Charts and diagrams as code:
* Begin *

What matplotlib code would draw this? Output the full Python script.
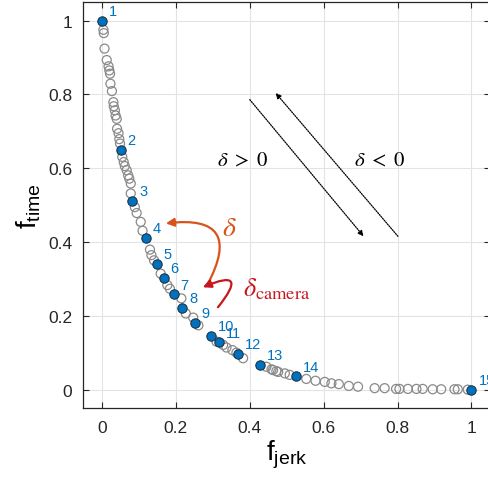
import numpy as np
import matplotlib
matplotlib.use('Agg')
import matplotlib.pyplot as plt

plt.rcParams['font.family'] = ['Liberation Sans', 'DejaVu Sans']
plt.rcParams['mathtext.fontset'] = 'stix'

# --- datos: puntos grises (frente de Pareto completo) ---
gris_x = [0.004, 0.005, 0.007, 0.013, 0.018, 0.020, 0.022, 0.023, 0.027, 0.031,
          0.032, 0.035, 0.037, 0.040, 0.041, 0.045, 0.047, 0.049, 0.055, 0.059,
          0.062, 0.067, 0.071, 0.074, 0.078, 0.078, 0.089, 0.094, 0.105, 0.110,
          0.130, 0.134, 0.141, 0.159, 0.177, 0.184, 0.215, 0.227, 0.247, 0.261,
          0.310, 0.328, 0.337, 0.353, 0.364, 0.382, 0.445, 0.459, 0.472, 0.463,
          0.477, 0.495, 0.508, 0.553, 0.578, 0.603, 0.621, 0.641, 0.668, 0.693,
          0.738, 0.765, 0.796, 0.805, 0.828, 0.851, 0.868, 0.895, 0.918, 0.954,
          0.963, 0.990]
gris_y = [0.975, 0.966, 0.924, 0.893, 0.876, 0.865, 0.856, 0.829, 0.809, 0.779,
          0.768, 0.757, 0.743, 0.734, 0.707, 0.695, 0.679, 0.667, 0.631, 0.617,
          0.606, 0.595, 0.581, 0.572, 0.559, 0.532, 0.495, 0.479, 0.455, 0.431,
          0.380, 0.365, 0.351, 0.315, 0.284, 0.274, 0.248, 0.207, 0.196, 0.175,
          0.131, 0.122, 0.115, 0.108, 0.101, 0.086, 0.063, 0.056, 0.051, 0.054,
          0.049, 0.045, 0.041, 0.030, 0.025, 0.022, 0.018, 0.016, 0.011, 0.009,
          0.005, 0.005, 0.003, 0.003, 0.003, 0.003, 0.003, 0.002, 0.002, 0.002,
          0.002, 0.001]

# --- datos: puntos seleccionados (azules, numerados) ---
azul_x = [0.0, 0.051, 0.082, 0.119, 0.148, 0.167, 0.194, 0.217, 0.251, 0.296,
          0.317, 0.368, 0.428, 0.524, 1.0]
azul_y = [1.0, 0.649, 0.511, 0.411, 0.342, 0.304, 0.259, 0.222, 0.181, 0.147,
          0.129, 0.097, 0.069, 0.037, 0.0]
etiquetas = [str(i) for i in range(1, 16)]

ticks = [0, 0.2, 0.4, 0.6, 0.8, 1]
tick_labels = ['0', '0.2', '0.4', '0.6', '0.8', '1']

azul = '#0072BD'
naranja = '#D95319'
rojo = '#C8161D'

fig = plt.figure(figsize=(4.88, 4.85), dpi=100)
ax = fig.add_axes([0.171, 0.1557, 0.833, 0.838])

ax.scatter(gris_x, gris_y, s=42, facecolors='none', edgecolors='#8a8a8a',
           linewidths=0.9, zorder=3)
ax.scatter(azul_x, azul_y, s=46, facecolors=azul, edgecolors='#1a2a3a',
           linewidths=0.7, zorder=4)

for x, y, txt in zip(azul_x, azul_y, etiquetas):
    ax.annotate(txt, (x, y), xytext=(5, 7), textcoords='offset points',
                color=azul, fontsize=10.5, ha='left', va='center',
                annotation_clip=False, zorder=5)

# flechas punteadas
ax.annotate('', xy=(0.708, 0.416), xytext=(0.40, 0.786),
            arrowprops=dict(arrowstyle='-|>', color='k', lw=0.9,
                            linestyle=(0, (1, 1)), mutation_scale=8,
                            shrinkA=0, shrinkB=0))
ax.annotate('', xy=(0.470, 0.804), xytext=(0.801, 0.416),
            arrowprops=dict(arrowstyle='-|>', color='k', lw=0.9,
                            linestyle=(0, (1, 1)), mutation_scale=8,
                            shrinkA=0, shrinkB=0))
ax.text(0.381, 0.622, r'$\delta\ >\ 0$', fontsize=15, ha='center', va='center')
ax.text(0.751, 0.622, r'$\delta\ <\ 0$', fontsize=15, ha='center', va='center')

# flechas curvas
ax.annotate('', xy=(0.173, 0.451), xytext=(0.286, 0.286),
            arrowprops=dict(arrowstyle='-|>', color=naranja, lw=1.6,
                            connectionstyle='arc3,rad=0.95', mutation_scale=12,
                            shrinkA=0, shrinkB=0))
ax.annotate('', xy=(0.273, 0.278), xytext=(0.314, 0.224),
            arrowprops=dict(arrowstyle='-|>', color=rojo, lw=1.6,
                            connectionstyle='arc3,rad=2.0', mutation_scale=12,
                            shrinkA=0, shrinkB=0))
ax.text(0.346, 0.438, r'$\delta$', color=naranja, fontsize=20,
        ha='center', va='center')
ax.text(0.383, 0.275, r'$\delta_{\mathrm{camera}}$', color=rojo, fontsize=19,
        ha='left', va='center')

ax.set_xlim(-0.05, 1.05)
ax.set_ylim(-0.05, 1.05)
ax.set_xticks(ticks)
ax.set_xticklabels(tick_labels)
ax.set_yticks(ticks)
ax.set_yticklabels(tick_labels)
ax.tick_params(direction='in', top=True, right=True, length=4, width=0.8,
               labelsize=12.5, colors='#262626', pad=8)
ax.grid(True, color='#e3e3e3', lw=0.8)
ax.set_axisbelow(True)
for s in ax.spines.values():
    s.set_color('#262626')
    s.set_linewidth(0.9)

ax.set_xlabel(r'$\mathregular{f_{jerk}}$', fontsize=20, labelpad=2)
ax.set_ylabel(r'$\mathregular{f_{time}}$', fontsize=20, labelpad=4)

fig.savefig('out.png', dpi=100)
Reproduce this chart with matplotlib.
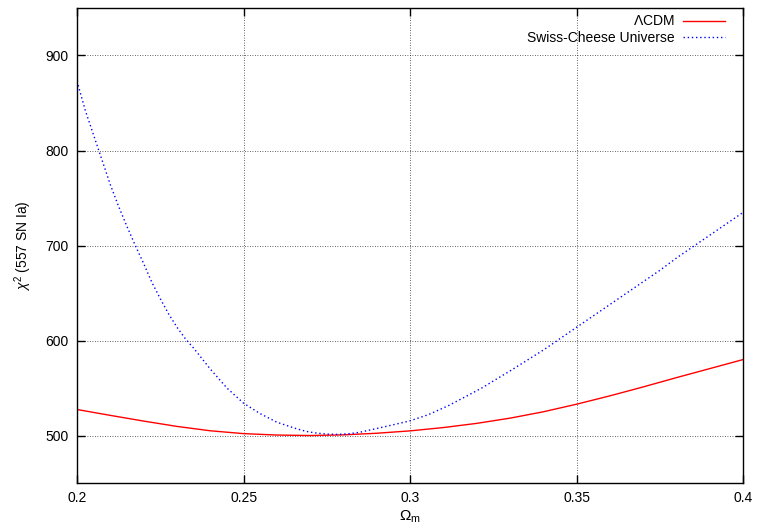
import matplotlib
matplotlib.use('Agg')
import matplotlib.pyplot as plt

plt.rcParams['font.family'] = ['Liberation Sans', 'DejaVu Sans']
plt.rcParams['mathtext.fontset'] = 'custom'
plt.rcParams['mathtext.rm'] = 'Liberation Sans'
plt.rcParams['mathtext.it'] = 'Liberation Sans:italic'

# LCDM chi^2 curve
om_lcdm = [0.20, 0.21, 0.22, 0.23, 0.24, 0.25, 0.26, 0.27, 0.28, 0.29,
           0.30, 0.31, 0.32, 0.33, 0.34, 0.35, 0.36, 0.37, 0.38, 0.39, 0.40]
chi2_lcdm = [527.4, 521.2, 515.2, 509.6, 505.0, 502.0, 500.5, 500.0, 500.7, 502.4,
             504.9, 508.4, 512.8, 518.3, 525.0, 533.0, 541.8, 551.2, 561.0, 570.5, 580.0]

# Swiss-Cheese chi^2 curve
om_sc = [0.200, 0.2025, 0.205, 0.2075, 0.210, 0.2125, 0.215, 0.2175, 0.220, 0.2225,
         0.225, 0.2275, 0.230, 0.2325, 0.235, 0.2375, 0.240, 0.2425, 0.245, 0.2475,
         0.250, 0.2525, 0.255, 0.2575, 0.260, 0.263, 0.266, 0.269, 0.272, 0.2755,
         0.2785, 0.282, 0.285, 0.2895, 0.2955, 0.300, 0.3055, 0.3115, 0.3175, 0.322,
         0.325, 0.330, 0.335, 0.340, 0.345, 0.350, 0.355, 0.360, 0.365, 0.370,
         0.375, 0.380, 0.385, 0.390, 0.395, 0.400]
chi2_sc = [873, 842, 816, 790, 764, 741, 720, 700, 681, 661,
           644, 628, 614, 602, 592, 581, 570, 560, 550, 542,
           534, 528.5, 523, 518.5, 514, 510.5, 507, 504.2, 502.5, 501.4,
           501.2, 502, 503.5, 507, 511.8, 515.5, 522, 531.5, 542.5, 551,
           557.5, 568, 579, 590, 602, 614, 626, 638, 650, 662,
           674, 687, 699, 711, 723, 735]

fig = plt.figure(figsize=(7.58, 5.29), dpi=100)
ax = fig.add_axes([0.1016, 0.0869, 0.8790, 0.8980])

ax.plot(om_lcdm, chi2_lcdm, color='#ff0000', lw=1.0, label=r'$\Lambda$CDM')
ax.plot(om_sc, chi2_sc, color='#0000ff', lw=1.0, linestyle=(0, (1, 2)),
        label='Swiss-Cheese Universe')

ax.set_xlim(0.2, 0.4)
ax.set_ylim(450, 950)
ax.set_xticks([0.2, 0.25, 0.3, 0.35, 0.4])
ax.set_xticklabels(['0.2', '0.25', '0.3', '0.35', '0.4'])
ax.set_yticks([500, 600, 700, 800, 900])

ax.grid(True, color='black', linestyle=(0, (1, 2)), lw=0.6, alpha=0.8)
ax.tick_params(direction='in', top=True, right=True, length=6, width=1,
               labelsize=10, pad=6)
for s in ax.spines.values():
    s.set_linewidth(1.0)

ax.set_xlabel(r'$\Omega_{\rm m}$', fontsize=11, labelpad=2)
ax.set_ylabel(r'$\chi^2$ (557 SN Ia)', fontsize=10, labelpad=8)

ax.legend(loc='upper right', bbox_to_anchor=(0.9805, 0.998), frameon=False,
          markerfirst=False, fontsize=10, handlelength=3.0,
          handletextpad=0.6, borderaxespad=0.0, labelspacing=0.15)

fig.savefig('out.png', dpi=100)
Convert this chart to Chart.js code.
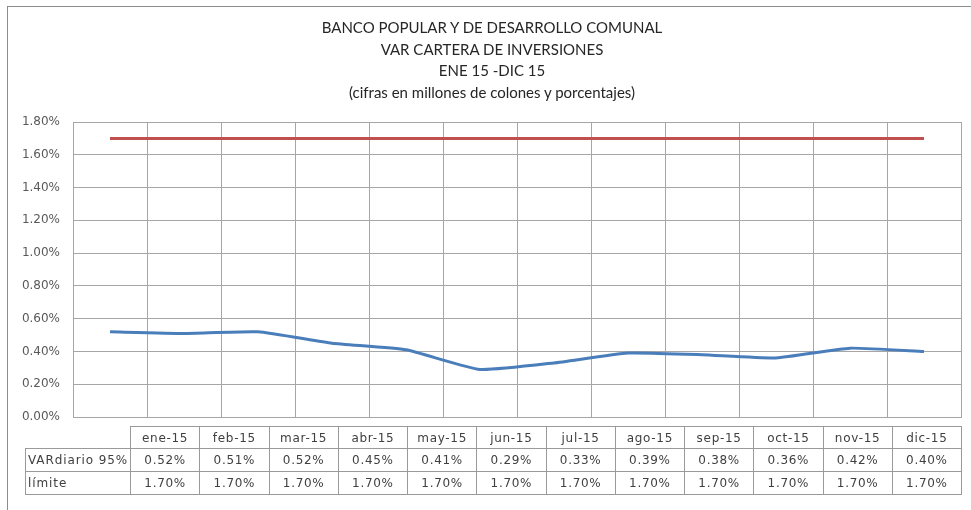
<!DOCTYPE html>
<html>
<head>
<meta charset="utf-8">
<script src="https://cdn.jsdelivr.net/npm/chart.js@4"></script>
<style>
  html, body { margin:0; padding:0; background:#fff; }
  #wrap { position:relative; width:971px; height:510px; overflow:hidden; }
  #frame { position:absolute; left:7px; top:6px; width:1000px; height:600px; border-left:1px solid #8c8c8c; border-top:1px solid #8c8c8c; box-sizing:border-box; }
  #c { position:absolute; left:0; top:0; }
  #title { position:absolute; left:0; top:17px; width:984px; text-align:center; font-family:"Liberation Sans Narrow","Lato",sans-serif; font-size:15px; line-height:21.7px; color:#262626; }
  #tbl { position:absolute; left:25px; top:426px; border-collapse:collapse; font-family:"DejaVu Sans",sans-serif; font-size:12px; letter-spacing:0.7px; color:#404040; table-layout:fixed; }
  #tbl td { border:1px solid #9a9a9a; padding:0; text-align:center; white-space:nowrap; overflow:hidden; }
  #tbl td.lab { text-align:left; padding-left:2px; letter-spacing:0.9px; }
  #tbl td.blank { border:none; }
</style>
</head>
<body>
<div id="wrap">
  <div id="frame"></div>
  <canvas id="c" width="971" height="510"></canvas>
  <div id="title"></div>
  <table id="tbl"></table>
</div>
<script>
const titleLines = ["BANCO POPULAR Y DE DESARROLLO COMUNAL","VAR CARTERA DE INVERSIONES","ENE 15 -DIC 15","(cifras en millones de colones y porcentajes)"];
const months = ["ene-15","feb-15","mar-15","abr-15","may-15","jun-15","jul-15","ago-15","sep-15","oct-15","nov-15","dic-15"];
const seriesNames = ["VARdiario 95%","límite"];
const varDiario = [0.52,0.51,0.52,0.45,0.41,0.29,0.33,0.39,0.38,0.36,0.42,0.40];
const limite = [1.70,1.70,1.70,1.70,1.70,1.70,1.70,1.70,1.70,1.70,1.70,1.70];
const yTicks = [0,0.2,0.4,0.6,0.8,1.0,1.2,1.4,1.6,1.8];

const fmt = v => v.toFixed(2) + '%';

document.getElementById('title').innerHTML = titleLines.map(s => '<div>' + s.replace(/&/g,'&amp;') + '</div>').join('');

// data table
(function(){
  const t = document.getElementById('tbl');
  const colW = 69.25, labW = 105;
  const rowH = [22, 23, 23];
  let html = '<colgroup><col style="width:' + labW + 'px">' + months.map(()=>'<col style="width:' + colW + 'px">').join('') + '</colgroup>';
  html += '<tr style="height:' + rowH[0] + 'px"><td class="blank"></td>' + months.map(m => '<td>' + m + '</td>').join('') + '</tr>';
  const rows = [varDiario, limite];
  rows.forEach((r, i) => {
    html += '<tr style="height:' + rowH[i+1] + 'px"><td class="lab">' + seriesNames[i] + '</td>' + r.map(v => '<td>' + fmt(v) + '</td>').join('') + '</tr>';
  });
  t.innerHTML = html;
  t.style.width = (labW + colW * months.length) + 'px';
})();

new Chart(document.getElementById('c'), {
  type: 'line',
  data: {
    labels: months,
    datasets: [
      { label: seriesNames[0], data: varDiario, borderColor: '#4a7ebb', backgroundColor: '#4a7ebb', borderWidth: 3, pointRadius: 0, tension: 0.15 },
      { label: seriesNames[1], data: limite, borderColor: '#c0504d', backgroundColor: '#c0504d', borderWidth: 3, pointRadius: 0, tension: 0 }
    ]
  },
  options: {
    responsive: false,
    animation: false,
    devicePixelRatio: 1,
    layout: { padding: { left: 0, right: 10, top: 122, bottom: 93 } },
    plugins: { legend: { display: false }, title: { display: false }, tooltip: { enabled: false } },
    scales: {
      x: {
        offset: true,
        grid: { offset: true, color: '#a6a6a6', lineWidth: 1, drawTicks: false },
        border: { color: '#a6a6a6' },
        ticks: { display: false },
        afterFit: s => { s.height = 0; }
      },
      y: {
        min: 0, max: 1.8,
        afterBuildTicks: s => { s.ticks = yTicks.map(v => ({ value: v })); },
        grid: { color: '#a6a6a6', lineWidth: 1, drawTicks: false },
        border: { color: '#a6a6a6' },
        ticks: { callback: v => fmt(v), padding: 13, color: '#595959', font: { family: 'DejaVu Sans', size: 12 } },
        afterFit: s => { s.width = 73; }
      }
    }
  }
});
</script>
</body>
</html>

* End *

**Instruction:**
Without the pictures, copy the entries from their first line through the line containing "0.002, 0.001]", and only those lines.

**Exercise response:**
What matplotlib code would draw this? Output the full Python script.
import numpy as np
import matplotlib
matplotlib.use('Agg')
import matplotlib.pyplot as plt

plt.rcParams['font.family'] = ['Liberation Sans', 'DejaVu Sans']
plt.rcParams['mathtext.fontset'] = 'stix'

# --- datos: puntos grises (frente de Pareto completo) ---
gris_x = [0.004, 0.005, 0.007, 0.013, 0.018, 0.020, 0.022, 0.023, 0.027, 0.031,
          0.032, 0.035, 0.037, 0.040, 0.041, 0.045, 0.047, 0.049, 0.055, 0.059,
          0.062, 0.067, 0.071, 0.074, 0.078, 0.078, 0.089, 0.094, 0.105, 0.110,
          0.130, 0.134, 0.141, 0.159, 0.177, 0.184, 0.215, 0.227, 0.247, 0.261,
          0.310, 0.328, 0.337, 0.353, 0.364, 0.382, 0.445, 0.459, 0.472, 0.463,
          0.477, 0.495, 0.508, 0.553, 0.578, 0.603, 0.621, 0.641, 0.668, 0.693,
          0.738, 0.765, 0.796, 0.805, 0.828, 0.851, 0.868, 0.895, 0.918, 0.954,
          0.963, 0.990]
gris_y = [0.975, 0.966, 0.924, 0.893, 0.876, 0.865, 0.856, 0.829, 0.809, 0.779,
          0.768, 0.757, 0.743, 0.734, 0.707, 0.695, 0.679, 0.667, 0.631, 0.617,
          0.606, 0.595, 0.581, 0.572, 0.559, 0.532, 0.495, 0.479, 0.455, 0.431,
          0.380, 0.365, 0.351, 0.315, 0.284, 0.274, 0.248, 0.207, 0.196, 0.175,
          0.131, 0.122, 0.115, 0.108, 0.101, 0.086, 0.063, 0.056, 0.051, 0.054,
          0.049, 0.045, 0.041, 0.030, 0.025, 0.022, 0.018, 0.016, 0.011, 0.009,
          0.005, 0.005, 0.003, 0.003, 0.003, 0.003, 0.003, 0.002, 0.002, 0.002,
          0.002, 0.001]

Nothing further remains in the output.